Saturday, June 23, 2007

Segregation used to be the law, too.

I'm going to pick on Barack Obama, or at least on what he's and other Democrats are saying.

At MyDD, Melissa notes Barack Obama's speech at United Church of Christ's General Synod. He spoke on immigration, where he wowed the crowd, as usual, until he said this:

But we also know that this is a nation of laws and we cannot have those laws broken when more than two thousand people cross our borders illegally every day. We cannot ignore the the very real concerns of Americans who are not worried about illegal immigration because they are racist or xenophobic, but because they fear it will result in lower wages when they're already struggling to feed their families.

Not so much, Barack.

Yes, we are a nation of laws and yes, we cannot have those laws broken, but at the same time, our laws must be just. And if our immigration policy results in tens of millions of good people crossing the border, in some cases at great risk to their lives, to do nothing more than work, then that policy is unjust. It must change, and until it does, those who break that law are criminals no more than name.

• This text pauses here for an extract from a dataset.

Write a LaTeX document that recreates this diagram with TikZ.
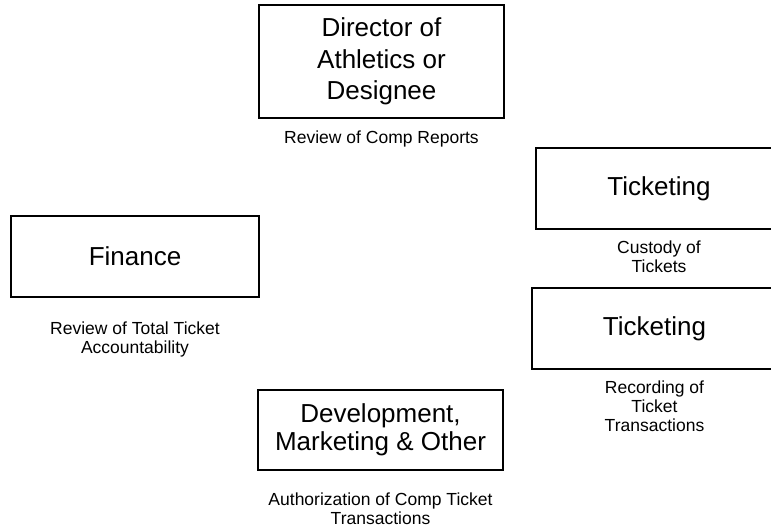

While the comparison to segregation is undoubtedly hyperbolic, in both cases, we've drawn an imaginary line between ourselves and our neighbors, one that privileges one and disadvantages another, one that creates manifest injustice, and one that diminishes us all.

And under segregation, as now, there were those who were threatened by the prospect of undoing that line - the poor whites who had very little, but still more than poor blacks. While I doubt that they were as free of racism and xenophobia as those that Barack Obama references, they were no doubt equally as afraid of how their wages would fare, were they forced to compete with their neighbors for their already meager wages.

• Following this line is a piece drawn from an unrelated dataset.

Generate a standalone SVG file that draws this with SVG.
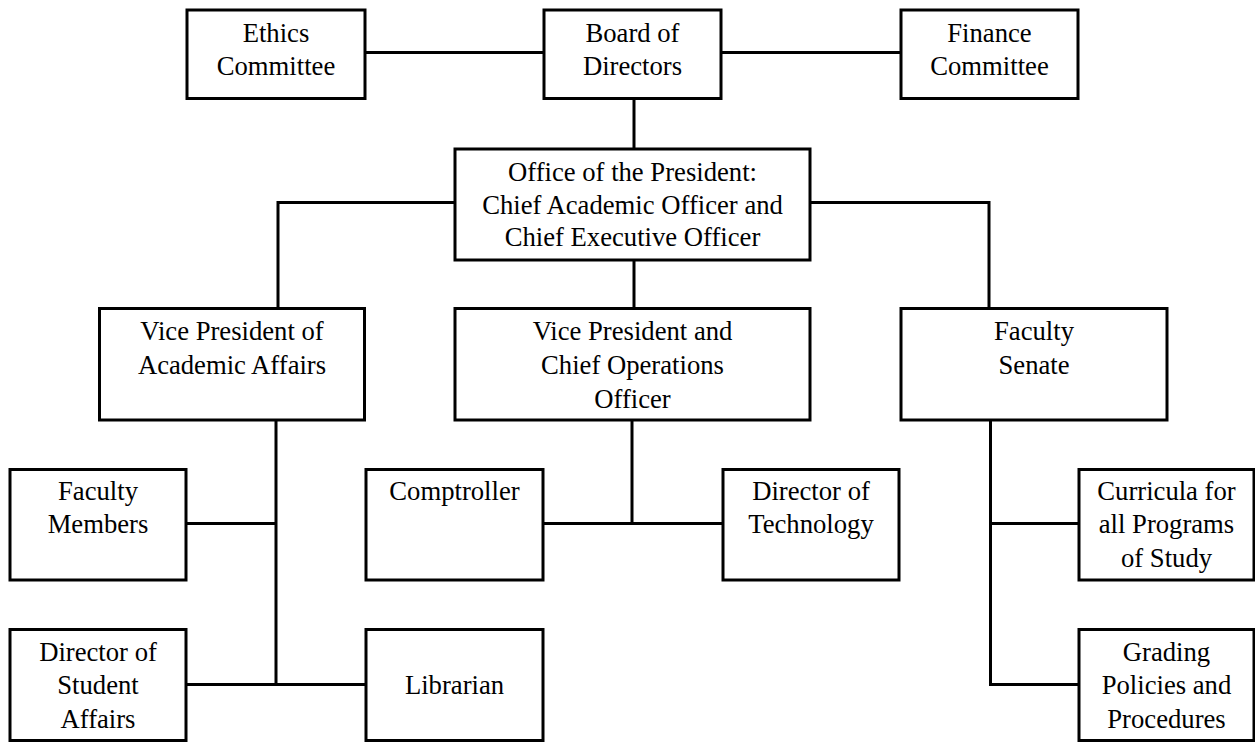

And the answer then, and even more so now, is simple: there is no reason to believe that there cannot be enough good work at good wages for everyone. For decades, the government has promoted an economic policy that permits the wealthiest Americans to become ever wealthier, while the rest of us scrape for fewer and fewer crumbs. There's no reason that the government can't promote an economic system that ensures a degree of dignity and security for every one of us.

That's what Barack Obama should be saying. But instead, he's fallen back on cheap, cliched rhetoric about our "nation of laws." It's disappointing, because if anyone can persuade the people of the fundamental injustice of the current system, it's someone with the rhetorical skill of Barack Obama. But with immigration - as it seems with a lot of other issues, really - he'd rather pursue a comparatively tame vision for reform.


So I don't end this post on an anti-Obama note, I'll note how much of an ass Johnny Isakson is.

From Political Insider, I see that Johnny Isakson is shilling for Home Depot, a sin I would normally overlook, if it didn't take such an unusually cruel - if typically big government Republican - turn:

U.S. Sen. Johnny Isakson (R-Ga.) takes a hit on the editorial page of today’s New York Times.

The NYT accuses Isakson of placing a “squalid little amendment” in the immigration reform bill on behalf of Atlanta-based Home Depot.

The amendment would prohibit states and cities from passing laws and ordinances to mandate that Home Depot — and stores like it — erect shelters for the day laborers they attract.

The city of Los Angeles is currently considering such an ordinance.

Contacted this morning, a spokeswoman for Isakson says the senator is trying to protect private businesses from unwarranted government mandates that leave owners exposed to costly lawsuits.

As usual, the Republican Party loves to talk about local control, but when the locals exercise their control in ways that the Republican Party and their corporate cronies don't like, it's back to state and federal control. We saw that when Earl Erhart and his Republican cohorts gleefully gutted Atlanta's living wage and nondiscrimination ordinances, and we're seeing it again here.

As I see it, this is no different from demanding that Home Depot build a parking lot for its patrons. If it's gonna attract the suburban soccer moms who can't wait to faux finish their dens, it's gonna have to build enough parking spaces to accommodate their Escalades and Suburbans. And if it's gonna attract hardworking day laborers, the least Home Depot can do is offer them is a shady space for them to sit.

That is clearly too much to ask. So much to ask, in fact, that Johnny Isakson is willing to change federal law to ensure that if hardworking day laborers are going to get a shady place to sit, it sure as hell isn't going to be Home Depot that pays for it.